> **Goal**:
All of the listing below must be repeated word for word. Pictures are the only thing to omit.

> **Data extract**:
* * * * * * *

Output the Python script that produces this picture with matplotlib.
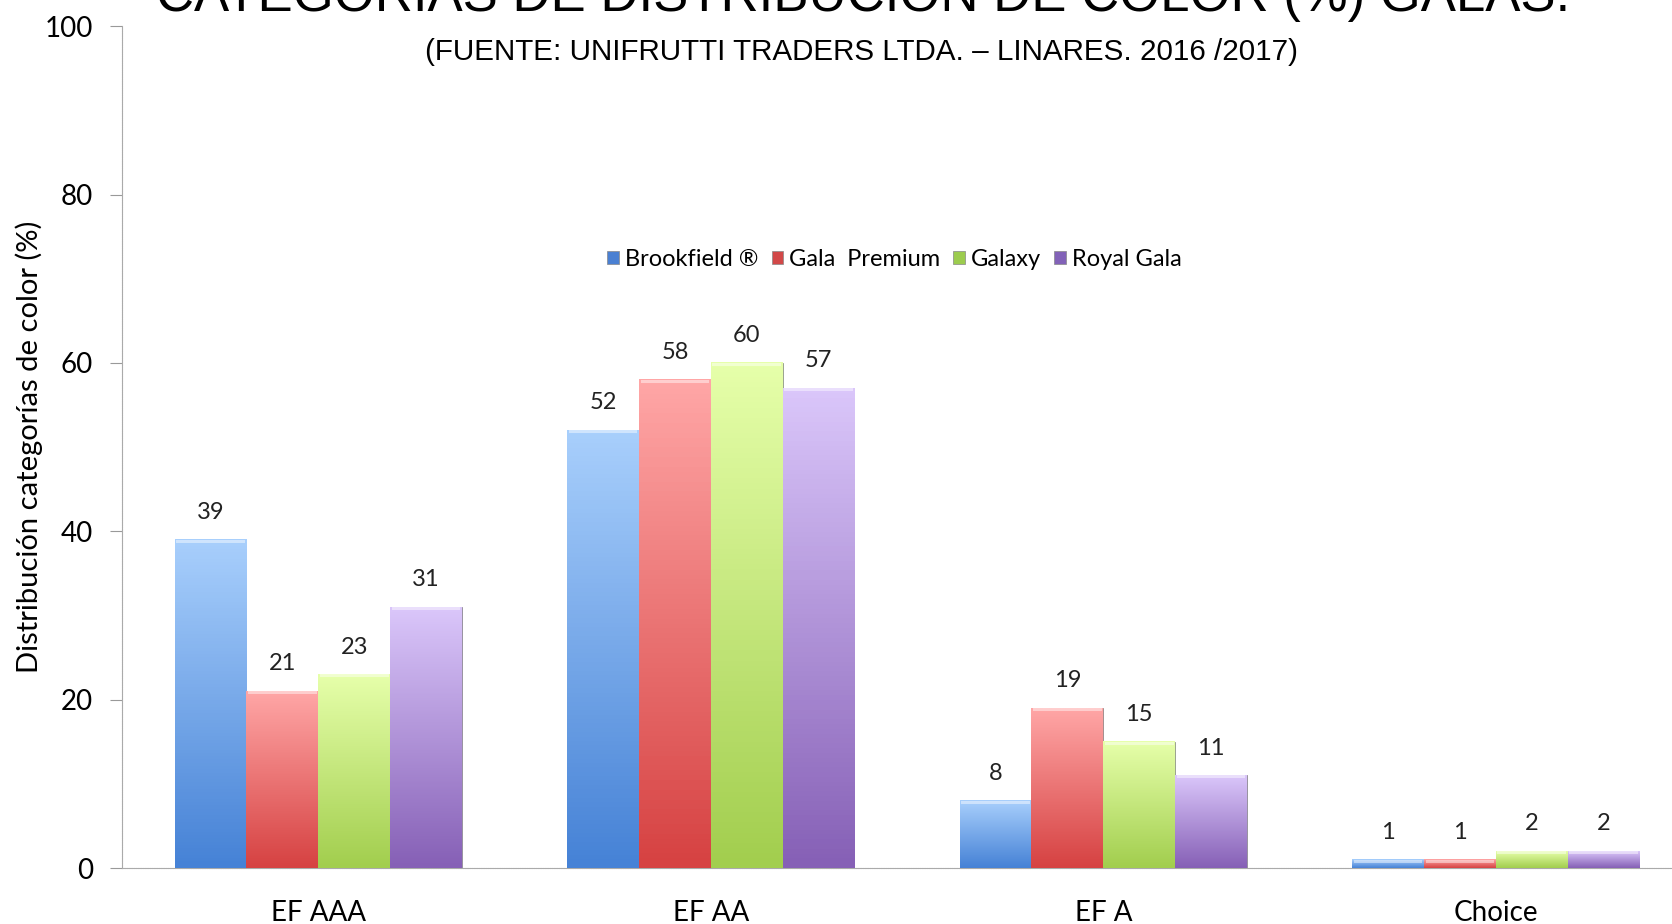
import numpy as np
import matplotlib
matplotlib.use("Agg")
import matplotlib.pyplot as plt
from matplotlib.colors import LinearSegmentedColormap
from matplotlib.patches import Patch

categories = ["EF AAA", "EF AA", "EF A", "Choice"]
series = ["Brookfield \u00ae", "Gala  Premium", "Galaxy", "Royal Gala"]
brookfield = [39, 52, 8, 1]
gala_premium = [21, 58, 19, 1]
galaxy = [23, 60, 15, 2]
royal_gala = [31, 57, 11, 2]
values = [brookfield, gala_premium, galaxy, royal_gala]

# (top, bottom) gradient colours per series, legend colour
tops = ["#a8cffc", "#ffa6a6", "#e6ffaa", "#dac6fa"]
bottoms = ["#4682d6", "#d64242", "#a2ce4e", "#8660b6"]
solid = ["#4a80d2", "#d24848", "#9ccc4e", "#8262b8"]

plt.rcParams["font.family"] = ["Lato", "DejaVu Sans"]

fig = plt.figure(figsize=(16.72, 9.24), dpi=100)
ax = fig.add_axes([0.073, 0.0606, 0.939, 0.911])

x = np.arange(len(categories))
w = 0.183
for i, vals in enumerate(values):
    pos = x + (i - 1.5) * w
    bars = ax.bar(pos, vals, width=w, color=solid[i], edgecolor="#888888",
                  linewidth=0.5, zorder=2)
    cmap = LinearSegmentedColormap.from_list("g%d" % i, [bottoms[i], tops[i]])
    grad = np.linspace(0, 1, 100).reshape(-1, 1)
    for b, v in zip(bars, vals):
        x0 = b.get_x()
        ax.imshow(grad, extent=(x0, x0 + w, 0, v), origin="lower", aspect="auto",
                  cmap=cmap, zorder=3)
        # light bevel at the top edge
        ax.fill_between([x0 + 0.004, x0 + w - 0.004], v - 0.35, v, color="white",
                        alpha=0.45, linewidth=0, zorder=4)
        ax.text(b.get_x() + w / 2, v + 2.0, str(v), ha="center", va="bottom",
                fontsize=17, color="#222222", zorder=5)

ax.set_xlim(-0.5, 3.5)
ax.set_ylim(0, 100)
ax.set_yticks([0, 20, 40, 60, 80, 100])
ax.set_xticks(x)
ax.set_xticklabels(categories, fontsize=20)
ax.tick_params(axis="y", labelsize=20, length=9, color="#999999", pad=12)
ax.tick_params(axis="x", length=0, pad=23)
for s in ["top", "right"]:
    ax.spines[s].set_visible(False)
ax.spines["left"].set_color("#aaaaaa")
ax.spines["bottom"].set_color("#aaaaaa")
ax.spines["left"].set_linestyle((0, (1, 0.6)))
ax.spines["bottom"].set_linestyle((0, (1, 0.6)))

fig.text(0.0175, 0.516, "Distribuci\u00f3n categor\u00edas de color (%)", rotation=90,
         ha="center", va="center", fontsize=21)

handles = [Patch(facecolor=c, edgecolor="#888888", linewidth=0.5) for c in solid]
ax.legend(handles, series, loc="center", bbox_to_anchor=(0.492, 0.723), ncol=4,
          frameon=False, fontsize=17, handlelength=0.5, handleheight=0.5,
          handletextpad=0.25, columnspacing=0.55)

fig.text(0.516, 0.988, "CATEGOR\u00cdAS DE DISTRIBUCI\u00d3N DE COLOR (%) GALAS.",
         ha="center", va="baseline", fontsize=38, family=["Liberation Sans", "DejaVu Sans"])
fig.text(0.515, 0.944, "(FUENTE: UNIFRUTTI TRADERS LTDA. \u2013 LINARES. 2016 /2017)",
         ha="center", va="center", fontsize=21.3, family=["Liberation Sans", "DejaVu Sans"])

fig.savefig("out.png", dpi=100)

* * * * * * *

> **Solution to this task**:
Output the Python script that produces this picture with matplotlib.
import numpy as np
import matplotlib
matplotlib.use("Agg")
import matplotlib.pyplot as plt
from matplotlib.colors import LinearSegmentedColormap
from matplotlib.patches import Patch

categories = ["EF AAA", "EF AA", "EF A", "Choice"]
series = ["Brookfield \u00ae", "Gala  Premium", "Galaxy", "Royal Gala"]
brookfield = [39, 52, 8, 1]
gala_premium = [21, 58, 19, 1]
galaxy = [23, 60, 15, 2]
royal_gala = [31, 57, 11, 2]
values = [brookfield, gala_premium, galaxy, royal_gala]

# (top, bottom) gradient colours per series, legend colour
tops = ["#a8cffc", "#ffa6a6", "#e6ffaa", "#dac6fa"]
bottoms = ["#4682d6", "#d64242", "#a2ce4e", "#8660b6"]
solid = ["#4a80d2", "#d24848", "#9ccc4e", "#8262b8"]

plt.rcParams["font.family"] = ["Lato", "DejaVu Sans"]

fig = plt.figure(figsize=(16.72, 9.24), dpi=100)
ax = fig.add_axes([0.073, 0.0606, 0.939, 0.911])

x = np.arange(len(categories))
w = 0.183
for i, vals in enumerate(values):
    pos = x + (i - 1.5) * w
    bars = ax.bar(pos, vals, width=w, color=solid[i], edgecolor="#888888",
                  linewidth=0.5, zorder=2)
    cmap = LinearSegmentedColormap.from_list("g%d" % i, [bottoms[i], tops[i]])
    grad = np.linspace(0, 1, 100).reshape(-1, 1)
    for b, v in zip(bars, vals):
        x0 = b.get_x()
        ax.imshow(grad, extent=(x0, x0 + w, 0, v), origin="lower", aspect="auto",
                  cmap=cmap, zorder=3)
        # light bevel at the top edge
        ax.fill_between([x0 + 0.004, x0 + w - 0.004], v - 0.35, v, color="white",
                        alpha=0.45, linewidth=0, zorder=4)
        ax.text(b.get_x() + w / 2, v + 2.0, str(v), ha="center", va="bottom",
                fontsize=17, color="#222222", zorder=5)

ax.set_xlim(-0.5, 3.5)
ax.set_ylim(0, 100)
ax.set_yticks([0, 20, 40, 60, 80, 100])
ax.set_xticks(x)
ax.set_xticklabels(categories, fontsize=20)
ax.tick_params(axis="y", labelsize=20, length=9, color="#999999", pad=12)
ax.tick_params(axis="x", length=0, pad=23)
for s in ["top", "right"]:
    ax.spines[s].set_visible(False)
ax.spines["left"].set_color("#aaaaaa")
ax.spines["bottom"].set_color("#aaaaaa")
ax.spines["left"].set_linestyle((0, (1, 0.6)))
ax.spines["bottom"].set_linestyle((0, (1, 0.6)))

fig.text(0.0175, 0.516, "Distribuci\u00f3n categor\u00edas de color (%)", rotation=90,
         ha="center", va="center", fontsize=21)

handles = [Patch(facecolor=c, edgecolor="#888888", linewidth=0.5) for c in solid]
ax.legend(handles, series, loc="center", bbox_to_anchor=(0.492, 0.723), ncol=4,
          frameon=False, fontsize=17, handlelength=0.5, handleheight=0.5,
          handletextpad=0.25, columnspacing=0.55)

fig.text(0.516, 0.988, "CATEGOR\u00cdAS DE DISTRIBUCI\u00d3N DE COLOR (%) GALAS.",
         ha="center", va="baseline", fontsize=38, family=["Liberation Sans", "DejaVu Sans"])
fig.text(0.515, 0.944, "(FUENTE: UNIFRUTTI TRADERS LTDA. \u2013 LINARES. 2016 /2017)",
         ha="center", va="center", fontsize=21.3, family=["Liberation Sans", "DejaVu Sans"])

fig.savefig("out.png", dpi=100)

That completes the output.